Let us assume that $X \geq 0$ is a nonnegative integer valued random variable with the below mass function.
$\mathbb {P} (X = k) = \frac {2^k \, {C \choose k} \, {C - k \choose \frac {M - k} {2}}} {{2C \choose M}} \quad \left\{ \begin {array} {ll} \textrm {$k$ is odd} & \textrm {if $M$ is odd} \\ \textrm {$k$ is even} & \textrm {if $M$ is even} \end {array} \right.$
$C$ is a known constant, and $M \in [1, \, C]$ is also a known constant. The expectation of $X$ is known: $\mathbb {E} X = \frac {M (2C - M)} {C (2C - 1)}$.
I would like to calculate the $\mathbb {E} \left( \frac {1} {X} \right| \left.
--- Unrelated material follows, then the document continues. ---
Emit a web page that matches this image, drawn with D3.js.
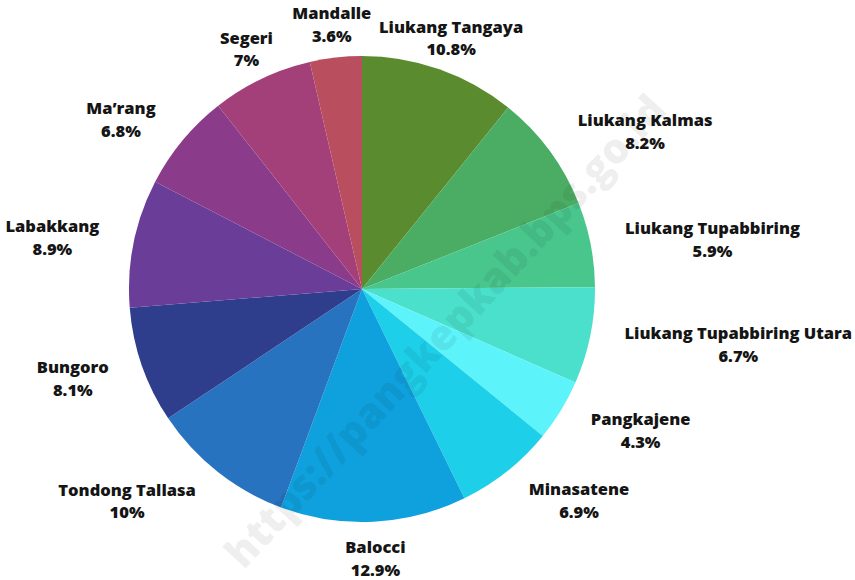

X \neq 0 \right)$ conditional expectation.
$\mathbb {E} \left( \frac {1} {X} | X \neq 0 \right) = \frac {1} {\left( 1 - \mathbb {P} (X = 0) \right) \, {2C \choose M}} \, \sum_{k = 1}^{C} \frac {2^k} {k} \, {C \choose k} \, {C - k \choose \frac {M - k} {2}} \quad \left\{ \begin {array} {ll} \textrm {$k$ is odd} & \textrm {if $M$ is odd} \\ \textrm {$k$ is even} & \textrm {if $M$ is even} \end {array} \right.$
I would like to ask for your kind help for this summation. Approximations are also helpful and sufficient.